Your task is to retype the lines from the opening of the material through the line that includes "import plotly.graph_objects as go". Do not copy the pictures.

Dataset entries:
⁂

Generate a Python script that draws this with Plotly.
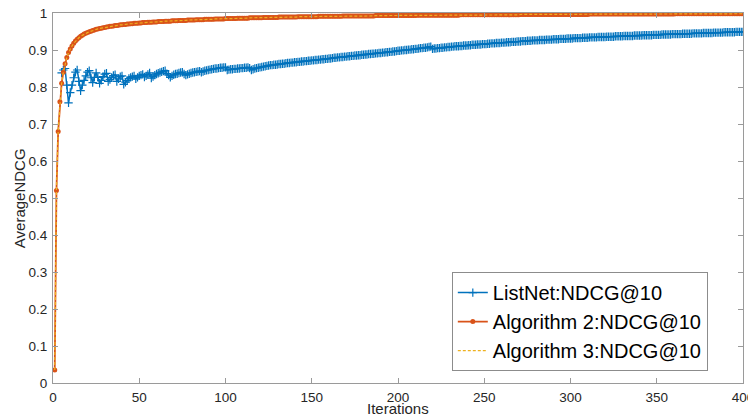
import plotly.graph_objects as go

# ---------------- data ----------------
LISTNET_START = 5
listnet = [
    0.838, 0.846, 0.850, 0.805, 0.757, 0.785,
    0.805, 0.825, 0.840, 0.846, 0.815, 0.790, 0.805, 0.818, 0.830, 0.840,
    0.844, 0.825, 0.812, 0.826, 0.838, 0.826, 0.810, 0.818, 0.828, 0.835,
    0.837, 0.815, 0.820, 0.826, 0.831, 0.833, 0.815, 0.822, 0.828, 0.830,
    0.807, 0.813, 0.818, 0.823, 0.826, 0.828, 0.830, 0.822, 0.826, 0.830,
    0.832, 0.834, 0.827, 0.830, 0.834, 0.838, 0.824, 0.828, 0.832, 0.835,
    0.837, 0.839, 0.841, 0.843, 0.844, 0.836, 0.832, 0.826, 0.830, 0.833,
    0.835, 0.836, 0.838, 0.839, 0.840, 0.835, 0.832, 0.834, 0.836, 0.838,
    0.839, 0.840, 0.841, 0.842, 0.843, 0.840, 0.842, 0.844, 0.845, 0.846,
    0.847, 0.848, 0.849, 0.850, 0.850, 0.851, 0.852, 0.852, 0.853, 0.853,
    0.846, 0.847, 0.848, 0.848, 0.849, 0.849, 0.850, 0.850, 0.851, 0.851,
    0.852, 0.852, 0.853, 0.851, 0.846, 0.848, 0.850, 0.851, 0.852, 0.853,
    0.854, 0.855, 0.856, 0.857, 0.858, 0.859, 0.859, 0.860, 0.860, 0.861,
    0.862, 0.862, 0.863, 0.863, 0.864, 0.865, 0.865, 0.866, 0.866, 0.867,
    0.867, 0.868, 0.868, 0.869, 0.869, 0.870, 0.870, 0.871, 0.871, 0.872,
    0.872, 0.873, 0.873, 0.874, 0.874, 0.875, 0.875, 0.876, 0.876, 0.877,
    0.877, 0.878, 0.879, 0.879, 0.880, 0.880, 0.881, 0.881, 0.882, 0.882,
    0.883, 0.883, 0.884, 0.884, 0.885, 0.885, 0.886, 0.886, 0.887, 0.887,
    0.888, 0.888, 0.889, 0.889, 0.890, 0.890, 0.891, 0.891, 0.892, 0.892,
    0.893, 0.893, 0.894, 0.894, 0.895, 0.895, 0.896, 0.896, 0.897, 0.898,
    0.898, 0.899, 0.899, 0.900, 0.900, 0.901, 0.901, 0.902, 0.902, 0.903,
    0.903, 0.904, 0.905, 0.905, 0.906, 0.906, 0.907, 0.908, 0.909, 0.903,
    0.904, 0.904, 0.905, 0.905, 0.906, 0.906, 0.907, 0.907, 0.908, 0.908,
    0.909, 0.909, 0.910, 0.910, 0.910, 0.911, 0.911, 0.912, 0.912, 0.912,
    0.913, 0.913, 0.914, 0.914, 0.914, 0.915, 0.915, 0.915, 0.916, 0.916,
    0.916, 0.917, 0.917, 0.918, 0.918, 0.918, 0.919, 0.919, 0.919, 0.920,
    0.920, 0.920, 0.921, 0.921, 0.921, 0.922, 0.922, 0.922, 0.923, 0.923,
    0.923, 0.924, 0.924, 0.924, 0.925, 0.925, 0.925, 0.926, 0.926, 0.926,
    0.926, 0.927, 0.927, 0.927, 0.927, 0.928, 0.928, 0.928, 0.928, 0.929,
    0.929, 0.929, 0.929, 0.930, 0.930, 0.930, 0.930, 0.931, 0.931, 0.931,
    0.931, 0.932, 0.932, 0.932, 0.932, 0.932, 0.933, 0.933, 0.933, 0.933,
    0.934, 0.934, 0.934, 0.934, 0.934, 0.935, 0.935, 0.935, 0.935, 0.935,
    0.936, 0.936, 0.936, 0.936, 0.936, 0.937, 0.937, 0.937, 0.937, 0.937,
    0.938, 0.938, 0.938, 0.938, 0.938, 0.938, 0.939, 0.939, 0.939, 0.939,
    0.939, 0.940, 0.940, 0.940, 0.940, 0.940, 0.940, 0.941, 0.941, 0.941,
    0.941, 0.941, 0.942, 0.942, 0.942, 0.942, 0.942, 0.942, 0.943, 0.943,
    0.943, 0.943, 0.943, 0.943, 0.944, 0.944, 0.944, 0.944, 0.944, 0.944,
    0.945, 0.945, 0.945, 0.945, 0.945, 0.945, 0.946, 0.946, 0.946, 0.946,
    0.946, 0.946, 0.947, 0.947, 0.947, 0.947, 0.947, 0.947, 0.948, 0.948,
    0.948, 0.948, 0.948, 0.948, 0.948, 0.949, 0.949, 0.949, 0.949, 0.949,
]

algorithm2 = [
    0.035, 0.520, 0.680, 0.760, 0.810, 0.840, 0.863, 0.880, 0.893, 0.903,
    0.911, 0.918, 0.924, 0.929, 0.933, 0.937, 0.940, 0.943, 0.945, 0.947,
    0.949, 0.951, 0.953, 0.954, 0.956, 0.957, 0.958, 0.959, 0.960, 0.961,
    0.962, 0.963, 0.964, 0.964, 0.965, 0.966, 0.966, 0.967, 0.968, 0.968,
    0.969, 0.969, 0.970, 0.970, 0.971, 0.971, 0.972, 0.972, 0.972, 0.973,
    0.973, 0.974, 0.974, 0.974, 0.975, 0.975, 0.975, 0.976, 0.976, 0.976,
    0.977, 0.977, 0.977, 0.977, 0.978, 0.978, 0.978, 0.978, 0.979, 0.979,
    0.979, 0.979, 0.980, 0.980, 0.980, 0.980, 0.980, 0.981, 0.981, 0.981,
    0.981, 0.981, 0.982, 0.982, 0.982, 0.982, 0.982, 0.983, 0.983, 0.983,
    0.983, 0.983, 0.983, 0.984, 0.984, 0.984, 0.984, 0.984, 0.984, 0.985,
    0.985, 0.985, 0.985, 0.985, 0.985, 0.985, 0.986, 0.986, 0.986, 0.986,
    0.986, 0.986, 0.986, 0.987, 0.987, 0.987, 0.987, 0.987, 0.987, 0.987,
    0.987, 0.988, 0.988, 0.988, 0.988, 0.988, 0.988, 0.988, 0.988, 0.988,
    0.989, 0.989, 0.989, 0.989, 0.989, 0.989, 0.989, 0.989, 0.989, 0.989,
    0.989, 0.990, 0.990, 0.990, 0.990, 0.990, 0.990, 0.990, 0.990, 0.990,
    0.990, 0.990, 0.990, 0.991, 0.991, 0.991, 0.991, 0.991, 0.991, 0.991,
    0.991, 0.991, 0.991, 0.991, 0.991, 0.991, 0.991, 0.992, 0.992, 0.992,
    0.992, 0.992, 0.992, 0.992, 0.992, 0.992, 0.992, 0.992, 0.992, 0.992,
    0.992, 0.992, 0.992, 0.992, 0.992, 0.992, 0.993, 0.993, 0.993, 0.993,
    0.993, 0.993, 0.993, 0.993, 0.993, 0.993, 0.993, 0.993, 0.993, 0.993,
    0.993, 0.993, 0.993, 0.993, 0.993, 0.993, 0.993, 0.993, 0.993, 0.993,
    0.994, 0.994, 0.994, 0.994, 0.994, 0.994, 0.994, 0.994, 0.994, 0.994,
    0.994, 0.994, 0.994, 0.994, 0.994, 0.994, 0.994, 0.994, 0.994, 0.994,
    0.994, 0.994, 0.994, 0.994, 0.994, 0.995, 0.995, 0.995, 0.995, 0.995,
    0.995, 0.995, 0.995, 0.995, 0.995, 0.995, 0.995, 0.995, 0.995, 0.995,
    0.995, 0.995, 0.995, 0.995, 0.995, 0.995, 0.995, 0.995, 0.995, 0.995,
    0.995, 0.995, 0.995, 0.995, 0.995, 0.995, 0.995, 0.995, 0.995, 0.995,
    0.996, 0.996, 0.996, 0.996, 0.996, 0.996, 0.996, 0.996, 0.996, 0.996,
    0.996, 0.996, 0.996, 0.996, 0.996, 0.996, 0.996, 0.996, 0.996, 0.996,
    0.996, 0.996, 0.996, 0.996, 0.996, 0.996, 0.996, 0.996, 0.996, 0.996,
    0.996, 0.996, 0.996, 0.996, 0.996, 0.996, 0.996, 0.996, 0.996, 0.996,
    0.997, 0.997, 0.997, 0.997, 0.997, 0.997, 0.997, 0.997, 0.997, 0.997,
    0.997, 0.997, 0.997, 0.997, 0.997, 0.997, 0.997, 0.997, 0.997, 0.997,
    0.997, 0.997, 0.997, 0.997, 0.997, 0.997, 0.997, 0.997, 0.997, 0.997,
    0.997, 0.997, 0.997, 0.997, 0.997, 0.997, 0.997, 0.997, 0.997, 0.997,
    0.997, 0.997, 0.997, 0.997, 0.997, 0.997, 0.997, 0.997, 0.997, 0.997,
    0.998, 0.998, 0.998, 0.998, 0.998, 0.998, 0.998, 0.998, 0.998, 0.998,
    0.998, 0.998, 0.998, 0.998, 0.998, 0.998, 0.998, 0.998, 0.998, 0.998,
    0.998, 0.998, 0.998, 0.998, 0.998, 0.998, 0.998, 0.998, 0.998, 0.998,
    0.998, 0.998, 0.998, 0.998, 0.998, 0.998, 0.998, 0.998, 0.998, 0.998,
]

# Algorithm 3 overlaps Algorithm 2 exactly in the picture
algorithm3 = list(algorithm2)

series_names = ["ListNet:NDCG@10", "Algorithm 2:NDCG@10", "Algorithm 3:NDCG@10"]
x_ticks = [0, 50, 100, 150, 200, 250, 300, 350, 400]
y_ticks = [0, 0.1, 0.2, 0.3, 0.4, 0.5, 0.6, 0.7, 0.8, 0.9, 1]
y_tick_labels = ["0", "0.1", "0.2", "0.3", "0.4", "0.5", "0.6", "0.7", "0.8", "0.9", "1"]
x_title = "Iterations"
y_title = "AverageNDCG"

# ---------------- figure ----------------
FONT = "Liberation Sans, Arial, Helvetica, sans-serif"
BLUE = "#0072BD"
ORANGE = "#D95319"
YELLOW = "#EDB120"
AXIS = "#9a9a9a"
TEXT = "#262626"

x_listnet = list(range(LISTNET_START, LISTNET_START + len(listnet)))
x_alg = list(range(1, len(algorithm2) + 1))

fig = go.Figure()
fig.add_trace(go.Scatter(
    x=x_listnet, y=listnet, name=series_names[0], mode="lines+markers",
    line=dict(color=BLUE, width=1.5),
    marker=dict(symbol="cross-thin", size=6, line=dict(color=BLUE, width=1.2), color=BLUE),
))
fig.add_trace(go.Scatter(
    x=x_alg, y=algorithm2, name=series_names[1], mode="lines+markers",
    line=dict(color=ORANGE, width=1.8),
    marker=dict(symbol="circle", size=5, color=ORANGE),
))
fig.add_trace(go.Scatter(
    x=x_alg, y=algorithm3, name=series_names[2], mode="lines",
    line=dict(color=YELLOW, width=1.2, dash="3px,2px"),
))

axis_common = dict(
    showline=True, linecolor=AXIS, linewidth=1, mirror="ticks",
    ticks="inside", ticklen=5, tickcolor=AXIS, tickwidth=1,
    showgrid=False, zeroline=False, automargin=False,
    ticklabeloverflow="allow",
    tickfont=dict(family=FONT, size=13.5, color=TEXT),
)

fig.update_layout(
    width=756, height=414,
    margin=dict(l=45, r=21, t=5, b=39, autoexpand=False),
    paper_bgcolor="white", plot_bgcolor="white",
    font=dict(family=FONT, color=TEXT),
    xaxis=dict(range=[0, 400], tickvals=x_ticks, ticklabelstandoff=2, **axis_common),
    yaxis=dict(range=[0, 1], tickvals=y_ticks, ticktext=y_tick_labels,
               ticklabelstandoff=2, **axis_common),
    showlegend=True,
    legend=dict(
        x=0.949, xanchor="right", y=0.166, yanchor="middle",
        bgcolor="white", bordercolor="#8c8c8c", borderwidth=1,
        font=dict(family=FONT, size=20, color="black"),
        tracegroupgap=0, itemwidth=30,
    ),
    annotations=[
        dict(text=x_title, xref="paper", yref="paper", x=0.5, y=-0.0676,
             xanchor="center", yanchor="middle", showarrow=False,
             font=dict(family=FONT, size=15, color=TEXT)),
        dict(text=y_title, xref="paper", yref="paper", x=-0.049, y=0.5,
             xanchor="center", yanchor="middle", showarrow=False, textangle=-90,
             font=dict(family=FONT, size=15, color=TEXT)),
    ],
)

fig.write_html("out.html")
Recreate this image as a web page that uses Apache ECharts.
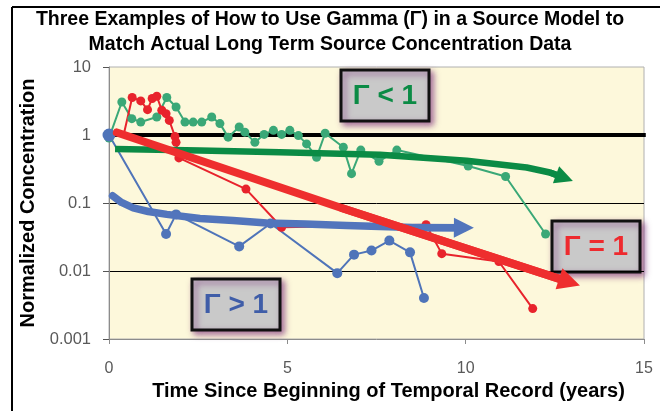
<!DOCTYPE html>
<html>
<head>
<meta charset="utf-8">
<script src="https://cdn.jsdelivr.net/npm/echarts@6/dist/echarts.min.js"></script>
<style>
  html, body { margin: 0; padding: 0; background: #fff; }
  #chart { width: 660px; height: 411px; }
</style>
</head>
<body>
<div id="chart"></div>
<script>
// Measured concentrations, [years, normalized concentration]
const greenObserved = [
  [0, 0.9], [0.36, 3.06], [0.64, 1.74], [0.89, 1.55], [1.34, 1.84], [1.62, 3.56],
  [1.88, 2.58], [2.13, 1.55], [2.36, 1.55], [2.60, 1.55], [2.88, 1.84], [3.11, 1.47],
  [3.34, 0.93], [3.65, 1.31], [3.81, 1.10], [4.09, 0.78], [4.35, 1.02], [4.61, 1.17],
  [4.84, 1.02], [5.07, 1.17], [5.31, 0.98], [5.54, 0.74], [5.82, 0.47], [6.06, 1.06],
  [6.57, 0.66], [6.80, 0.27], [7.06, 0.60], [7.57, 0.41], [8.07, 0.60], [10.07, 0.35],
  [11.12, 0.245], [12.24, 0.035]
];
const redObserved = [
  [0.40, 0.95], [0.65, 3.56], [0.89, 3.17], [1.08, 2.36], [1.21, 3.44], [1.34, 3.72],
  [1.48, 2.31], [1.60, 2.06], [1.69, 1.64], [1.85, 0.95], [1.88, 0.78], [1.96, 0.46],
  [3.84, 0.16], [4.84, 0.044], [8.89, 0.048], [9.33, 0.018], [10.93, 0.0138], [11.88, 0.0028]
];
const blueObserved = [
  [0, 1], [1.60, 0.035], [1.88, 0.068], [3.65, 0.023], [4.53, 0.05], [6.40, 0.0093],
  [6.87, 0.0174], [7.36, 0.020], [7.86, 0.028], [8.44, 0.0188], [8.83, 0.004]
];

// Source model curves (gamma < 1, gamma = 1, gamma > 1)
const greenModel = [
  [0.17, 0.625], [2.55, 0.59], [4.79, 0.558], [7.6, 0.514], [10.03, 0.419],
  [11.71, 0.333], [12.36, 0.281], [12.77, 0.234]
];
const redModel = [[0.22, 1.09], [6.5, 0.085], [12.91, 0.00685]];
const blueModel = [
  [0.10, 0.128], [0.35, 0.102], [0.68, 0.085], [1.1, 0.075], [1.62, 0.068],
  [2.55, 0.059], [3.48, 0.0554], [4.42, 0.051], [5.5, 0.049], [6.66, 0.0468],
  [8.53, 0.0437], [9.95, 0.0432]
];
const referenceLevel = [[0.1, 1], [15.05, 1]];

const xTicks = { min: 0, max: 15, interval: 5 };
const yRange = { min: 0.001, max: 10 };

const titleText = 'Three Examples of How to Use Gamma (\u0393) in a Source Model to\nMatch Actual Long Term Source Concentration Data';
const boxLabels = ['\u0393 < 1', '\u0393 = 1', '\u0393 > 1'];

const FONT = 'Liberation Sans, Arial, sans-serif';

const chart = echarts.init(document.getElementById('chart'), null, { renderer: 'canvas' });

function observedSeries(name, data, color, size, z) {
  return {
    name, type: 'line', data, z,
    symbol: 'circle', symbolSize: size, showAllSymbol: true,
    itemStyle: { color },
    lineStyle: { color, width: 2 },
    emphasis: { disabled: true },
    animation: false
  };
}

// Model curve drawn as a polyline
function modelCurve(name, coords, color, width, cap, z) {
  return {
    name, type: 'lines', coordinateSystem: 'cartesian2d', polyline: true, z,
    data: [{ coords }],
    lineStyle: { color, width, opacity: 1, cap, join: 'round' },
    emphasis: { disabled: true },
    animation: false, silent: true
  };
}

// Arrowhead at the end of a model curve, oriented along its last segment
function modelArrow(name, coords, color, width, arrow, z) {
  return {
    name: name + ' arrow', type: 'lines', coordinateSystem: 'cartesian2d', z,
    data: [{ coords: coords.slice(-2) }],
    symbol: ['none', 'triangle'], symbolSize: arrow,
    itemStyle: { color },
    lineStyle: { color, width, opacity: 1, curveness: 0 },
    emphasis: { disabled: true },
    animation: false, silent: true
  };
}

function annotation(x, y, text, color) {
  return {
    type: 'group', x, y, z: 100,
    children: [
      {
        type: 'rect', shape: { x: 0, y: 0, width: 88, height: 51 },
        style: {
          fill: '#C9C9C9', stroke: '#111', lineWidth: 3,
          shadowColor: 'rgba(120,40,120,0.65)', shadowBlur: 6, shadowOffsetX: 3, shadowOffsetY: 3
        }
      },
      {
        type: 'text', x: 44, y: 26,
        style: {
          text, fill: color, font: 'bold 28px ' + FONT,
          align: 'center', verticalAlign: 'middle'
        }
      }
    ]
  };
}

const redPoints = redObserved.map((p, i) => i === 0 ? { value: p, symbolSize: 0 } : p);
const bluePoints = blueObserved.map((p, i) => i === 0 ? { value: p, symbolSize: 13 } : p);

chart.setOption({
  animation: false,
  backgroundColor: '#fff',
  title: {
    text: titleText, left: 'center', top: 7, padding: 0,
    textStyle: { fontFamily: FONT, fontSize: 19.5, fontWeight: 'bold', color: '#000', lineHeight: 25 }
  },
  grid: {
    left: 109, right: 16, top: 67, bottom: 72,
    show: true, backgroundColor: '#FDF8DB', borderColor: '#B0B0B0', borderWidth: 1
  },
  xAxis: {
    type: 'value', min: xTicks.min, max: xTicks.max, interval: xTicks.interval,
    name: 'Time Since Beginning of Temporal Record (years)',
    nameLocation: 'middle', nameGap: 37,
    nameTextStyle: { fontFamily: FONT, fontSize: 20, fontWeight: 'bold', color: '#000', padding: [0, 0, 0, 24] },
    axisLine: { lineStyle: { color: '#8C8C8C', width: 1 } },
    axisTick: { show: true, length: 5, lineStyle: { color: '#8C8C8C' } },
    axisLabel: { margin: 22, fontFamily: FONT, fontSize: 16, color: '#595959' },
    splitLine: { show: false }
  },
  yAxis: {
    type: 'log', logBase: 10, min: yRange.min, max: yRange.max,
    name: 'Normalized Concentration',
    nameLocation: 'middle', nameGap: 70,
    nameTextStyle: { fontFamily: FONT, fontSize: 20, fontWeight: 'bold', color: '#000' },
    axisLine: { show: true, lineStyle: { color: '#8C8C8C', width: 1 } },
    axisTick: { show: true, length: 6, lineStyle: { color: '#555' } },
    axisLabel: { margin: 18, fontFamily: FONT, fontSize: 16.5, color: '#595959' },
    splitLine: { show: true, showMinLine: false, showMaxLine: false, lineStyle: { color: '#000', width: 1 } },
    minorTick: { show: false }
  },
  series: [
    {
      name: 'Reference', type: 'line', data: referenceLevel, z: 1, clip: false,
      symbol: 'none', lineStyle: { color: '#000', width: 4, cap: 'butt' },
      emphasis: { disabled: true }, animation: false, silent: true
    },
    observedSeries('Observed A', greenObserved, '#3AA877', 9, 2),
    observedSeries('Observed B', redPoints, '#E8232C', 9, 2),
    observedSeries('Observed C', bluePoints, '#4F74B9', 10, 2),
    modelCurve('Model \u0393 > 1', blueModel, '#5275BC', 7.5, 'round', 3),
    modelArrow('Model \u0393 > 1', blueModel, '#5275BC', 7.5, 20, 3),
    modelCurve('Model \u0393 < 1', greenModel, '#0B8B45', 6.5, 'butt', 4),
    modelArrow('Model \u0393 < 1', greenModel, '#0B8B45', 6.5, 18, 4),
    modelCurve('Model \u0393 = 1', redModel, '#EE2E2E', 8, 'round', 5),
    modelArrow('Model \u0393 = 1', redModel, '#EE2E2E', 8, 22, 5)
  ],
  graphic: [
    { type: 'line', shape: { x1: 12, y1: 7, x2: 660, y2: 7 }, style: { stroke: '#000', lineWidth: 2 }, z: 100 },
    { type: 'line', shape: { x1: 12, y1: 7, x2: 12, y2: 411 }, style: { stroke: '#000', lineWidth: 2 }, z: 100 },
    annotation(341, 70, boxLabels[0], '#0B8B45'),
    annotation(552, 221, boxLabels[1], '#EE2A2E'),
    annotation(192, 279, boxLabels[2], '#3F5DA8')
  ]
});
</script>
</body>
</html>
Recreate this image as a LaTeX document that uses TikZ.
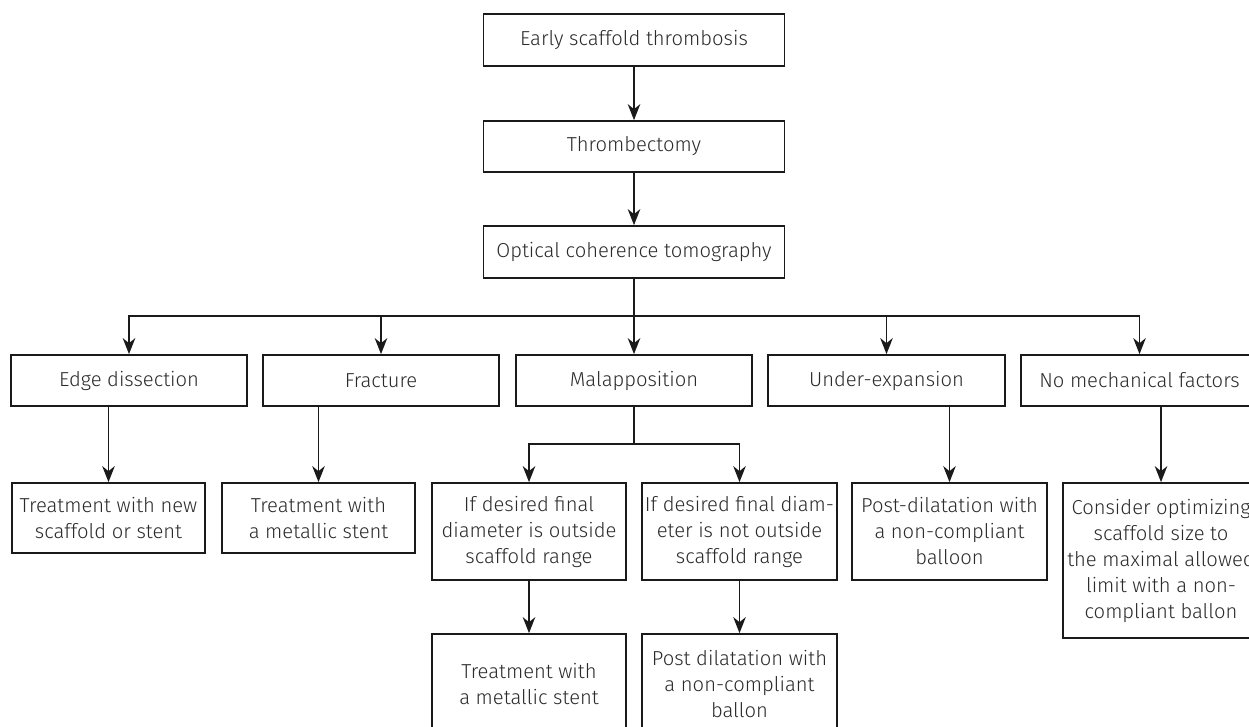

⁂

- RESPONSE
Generate a Python script that draws this with Plotly.
import plotly.graph_objects as go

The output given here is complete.